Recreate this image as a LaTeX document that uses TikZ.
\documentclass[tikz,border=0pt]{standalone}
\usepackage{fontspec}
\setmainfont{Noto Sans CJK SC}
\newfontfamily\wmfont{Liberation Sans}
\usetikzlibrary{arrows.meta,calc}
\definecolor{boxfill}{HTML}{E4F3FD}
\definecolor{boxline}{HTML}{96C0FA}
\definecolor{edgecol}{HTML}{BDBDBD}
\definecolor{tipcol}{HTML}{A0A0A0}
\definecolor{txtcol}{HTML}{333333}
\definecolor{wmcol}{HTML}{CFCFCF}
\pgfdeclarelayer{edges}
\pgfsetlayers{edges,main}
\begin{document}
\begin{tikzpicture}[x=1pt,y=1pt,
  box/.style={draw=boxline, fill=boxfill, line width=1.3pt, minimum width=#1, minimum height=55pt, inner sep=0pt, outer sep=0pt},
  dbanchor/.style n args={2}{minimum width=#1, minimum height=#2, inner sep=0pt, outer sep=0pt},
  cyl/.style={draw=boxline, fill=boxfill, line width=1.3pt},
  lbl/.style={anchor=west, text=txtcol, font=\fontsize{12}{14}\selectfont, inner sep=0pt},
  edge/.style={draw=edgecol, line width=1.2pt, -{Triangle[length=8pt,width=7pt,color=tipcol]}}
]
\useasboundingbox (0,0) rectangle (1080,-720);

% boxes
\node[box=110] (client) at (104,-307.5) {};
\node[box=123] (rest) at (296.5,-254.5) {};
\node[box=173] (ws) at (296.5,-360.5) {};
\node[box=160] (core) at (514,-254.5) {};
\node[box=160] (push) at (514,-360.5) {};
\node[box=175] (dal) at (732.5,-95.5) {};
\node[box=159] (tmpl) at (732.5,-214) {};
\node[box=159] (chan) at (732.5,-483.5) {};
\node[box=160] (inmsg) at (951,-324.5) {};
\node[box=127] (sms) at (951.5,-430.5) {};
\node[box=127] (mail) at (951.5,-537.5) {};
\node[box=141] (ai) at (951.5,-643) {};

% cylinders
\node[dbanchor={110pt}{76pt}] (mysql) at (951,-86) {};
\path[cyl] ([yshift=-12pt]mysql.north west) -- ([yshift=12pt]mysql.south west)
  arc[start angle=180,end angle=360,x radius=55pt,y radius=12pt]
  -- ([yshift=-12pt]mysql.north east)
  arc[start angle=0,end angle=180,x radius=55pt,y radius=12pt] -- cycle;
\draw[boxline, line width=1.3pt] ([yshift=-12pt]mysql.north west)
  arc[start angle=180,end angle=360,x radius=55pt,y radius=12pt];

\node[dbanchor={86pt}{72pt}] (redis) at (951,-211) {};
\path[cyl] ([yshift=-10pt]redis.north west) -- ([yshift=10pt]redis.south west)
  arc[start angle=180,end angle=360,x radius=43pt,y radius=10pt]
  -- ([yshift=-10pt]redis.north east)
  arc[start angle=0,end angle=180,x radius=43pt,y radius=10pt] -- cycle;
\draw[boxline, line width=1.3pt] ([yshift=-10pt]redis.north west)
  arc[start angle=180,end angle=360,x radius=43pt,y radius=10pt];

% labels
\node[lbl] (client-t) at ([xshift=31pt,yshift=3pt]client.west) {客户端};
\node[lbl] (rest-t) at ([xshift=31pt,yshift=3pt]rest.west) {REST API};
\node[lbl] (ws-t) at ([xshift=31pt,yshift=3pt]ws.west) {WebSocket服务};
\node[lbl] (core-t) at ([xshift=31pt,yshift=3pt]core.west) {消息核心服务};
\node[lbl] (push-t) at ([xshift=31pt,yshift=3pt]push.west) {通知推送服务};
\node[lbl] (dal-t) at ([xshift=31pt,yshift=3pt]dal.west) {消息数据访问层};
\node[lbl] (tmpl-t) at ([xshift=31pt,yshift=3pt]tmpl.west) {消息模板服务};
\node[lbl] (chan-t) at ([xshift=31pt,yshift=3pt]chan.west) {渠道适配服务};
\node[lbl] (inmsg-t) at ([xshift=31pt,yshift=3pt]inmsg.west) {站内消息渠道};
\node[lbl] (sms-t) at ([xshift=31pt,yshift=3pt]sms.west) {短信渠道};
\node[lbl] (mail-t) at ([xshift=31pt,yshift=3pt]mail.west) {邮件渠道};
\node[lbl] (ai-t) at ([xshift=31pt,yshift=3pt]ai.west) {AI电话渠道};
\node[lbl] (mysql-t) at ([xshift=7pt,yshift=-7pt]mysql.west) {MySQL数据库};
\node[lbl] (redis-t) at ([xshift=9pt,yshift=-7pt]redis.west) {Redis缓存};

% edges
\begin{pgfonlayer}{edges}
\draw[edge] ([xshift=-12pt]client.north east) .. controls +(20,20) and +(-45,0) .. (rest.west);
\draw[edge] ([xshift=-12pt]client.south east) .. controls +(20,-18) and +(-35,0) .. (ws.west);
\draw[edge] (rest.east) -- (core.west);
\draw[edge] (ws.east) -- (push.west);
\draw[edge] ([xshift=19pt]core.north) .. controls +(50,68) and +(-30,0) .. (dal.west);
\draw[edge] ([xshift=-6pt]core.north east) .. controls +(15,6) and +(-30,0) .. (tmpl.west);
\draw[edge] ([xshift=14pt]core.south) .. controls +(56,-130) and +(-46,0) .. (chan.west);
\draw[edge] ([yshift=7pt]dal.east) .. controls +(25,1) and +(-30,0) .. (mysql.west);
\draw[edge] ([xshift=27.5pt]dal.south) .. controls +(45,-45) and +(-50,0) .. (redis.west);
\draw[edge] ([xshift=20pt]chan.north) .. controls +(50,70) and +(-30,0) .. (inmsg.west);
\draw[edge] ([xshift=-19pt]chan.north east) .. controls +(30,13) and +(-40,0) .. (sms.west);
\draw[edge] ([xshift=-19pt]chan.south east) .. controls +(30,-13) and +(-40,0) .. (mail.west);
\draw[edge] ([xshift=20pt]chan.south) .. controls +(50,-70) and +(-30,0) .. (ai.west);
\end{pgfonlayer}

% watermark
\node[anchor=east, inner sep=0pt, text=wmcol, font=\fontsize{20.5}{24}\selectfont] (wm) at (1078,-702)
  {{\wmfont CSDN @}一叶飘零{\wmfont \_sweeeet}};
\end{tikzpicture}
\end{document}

------------------------------------------------------------------------

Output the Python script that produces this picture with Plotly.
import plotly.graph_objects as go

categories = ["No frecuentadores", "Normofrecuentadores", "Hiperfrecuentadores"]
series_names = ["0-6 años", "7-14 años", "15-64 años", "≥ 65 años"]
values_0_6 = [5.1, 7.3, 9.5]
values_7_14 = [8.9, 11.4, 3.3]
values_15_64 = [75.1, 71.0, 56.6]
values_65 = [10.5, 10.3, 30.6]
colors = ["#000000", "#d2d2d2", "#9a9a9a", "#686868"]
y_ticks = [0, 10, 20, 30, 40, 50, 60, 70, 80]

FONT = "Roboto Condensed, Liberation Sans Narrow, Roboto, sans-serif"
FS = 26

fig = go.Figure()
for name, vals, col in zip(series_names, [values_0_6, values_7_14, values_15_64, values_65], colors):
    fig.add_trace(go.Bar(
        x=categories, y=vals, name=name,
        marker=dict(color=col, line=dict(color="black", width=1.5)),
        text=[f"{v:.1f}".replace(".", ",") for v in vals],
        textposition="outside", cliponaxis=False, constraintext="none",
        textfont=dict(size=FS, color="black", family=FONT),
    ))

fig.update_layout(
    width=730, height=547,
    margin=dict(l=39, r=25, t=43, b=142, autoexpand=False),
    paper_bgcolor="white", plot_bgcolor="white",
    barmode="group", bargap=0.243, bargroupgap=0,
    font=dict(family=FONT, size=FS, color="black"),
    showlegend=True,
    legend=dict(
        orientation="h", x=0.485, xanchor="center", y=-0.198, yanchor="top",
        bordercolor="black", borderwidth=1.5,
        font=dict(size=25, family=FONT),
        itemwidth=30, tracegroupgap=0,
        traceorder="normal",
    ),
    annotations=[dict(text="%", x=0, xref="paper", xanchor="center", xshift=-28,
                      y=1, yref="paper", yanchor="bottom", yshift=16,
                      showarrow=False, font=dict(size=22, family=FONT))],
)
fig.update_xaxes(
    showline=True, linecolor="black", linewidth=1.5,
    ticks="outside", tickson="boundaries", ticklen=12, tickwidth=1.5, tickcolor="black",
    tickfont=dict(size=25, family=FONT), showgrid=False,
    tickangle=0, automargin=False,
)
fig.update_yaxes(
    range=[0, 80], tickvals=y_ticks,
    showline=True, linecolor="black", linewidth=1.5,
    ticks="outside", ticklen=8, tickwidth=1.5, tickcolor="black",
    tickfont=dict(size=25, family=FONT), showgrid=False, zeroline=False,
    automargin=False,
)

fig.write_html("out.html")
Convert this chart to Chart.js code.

------------------------------------------------------------------------

(AIM):
Using the data above, extract exactly the lines from the one that holds "Recreate this image" to the one that holds "(ai) at (951.5,-643)", both ends included, and no others.

(RESPONSE):
Recreate this image as a LaTeX document that uses TikZ.
\documentclass[tikz,border=0pt]{standalone}
\usepackage{fontspec}
\setmainfont{Noto Sans CJK SC}
\newfontfamily\wmfont{Liberation Sans}
\usetikzlibrary{arrows.meta,calc}
\definecolor{boxfill}{HTML}{E4F3FD}
\definecolor{boxline}{HTML}{96C0FA}
\definecolor{edgecol}{HTML}{BDBDBD}
\definecolor{tipcol}{HTML}{A0A0A0}
\definecolor{txtcol}{HTML}{333333}
\definecolor{wmcol}{HTML}{CFCFCF}
\pgfdeclarelayer{edges}
\pgfsetlayers{edges,main}
\begin{document}
\begin{tikzpicture}[x=1pt,y=1pt,
  box/.style={draw=boxline, fill=boxfill, line width=1.3pt, minimum width=#1, minimum height=55pt, inner sep=0pt, outer sep=0pt},
  dbanchor/.style n args={2}{minimum width=#1, minimum height=#2, inner sep=0pt, outer sep=0pt},
  cyl/.style={draw=boxline, fill=boxfill, line width=1.3pt},
  lbl/.style={anchor=west, text=txtcol, font=\fontsize{12}{14}\selectfont, inner sep=0pt},
  edge/.style={draw=edgecol, line width=1.2pt, -{Triangle[length=8pt,width=7pt,color=tipcol]}}
]
\useasboundingbox (0,0) rectangle (1080,-720);

% boxes
\node[box=110] (client) at (104,-307.5) {};
\node[box=123] (rest) at (296.5,-254.5) {};
\node[box=173] (ws) at (296.5,-360.5) {};
\node[box=160] (core) at (514,-254.5) {};
\node[box=160] (push) at (514,-360.5) {};
\node[box=175] (dal) at (732.5,-95.5) {};
\node[box=159] (tmpl) at (732.5,-214) {};
\node[box=159] (chan) at (732.5,-483.5) {};
\node[box=160] (inmsg) at (951,-324.5) {};
\node[box=127] (sms) at (951.5,-430.5) {};
\node[box=127] (mail) at (951.5,-537.5) {};
\node[box=141] (ai) at (951.5,-643) {};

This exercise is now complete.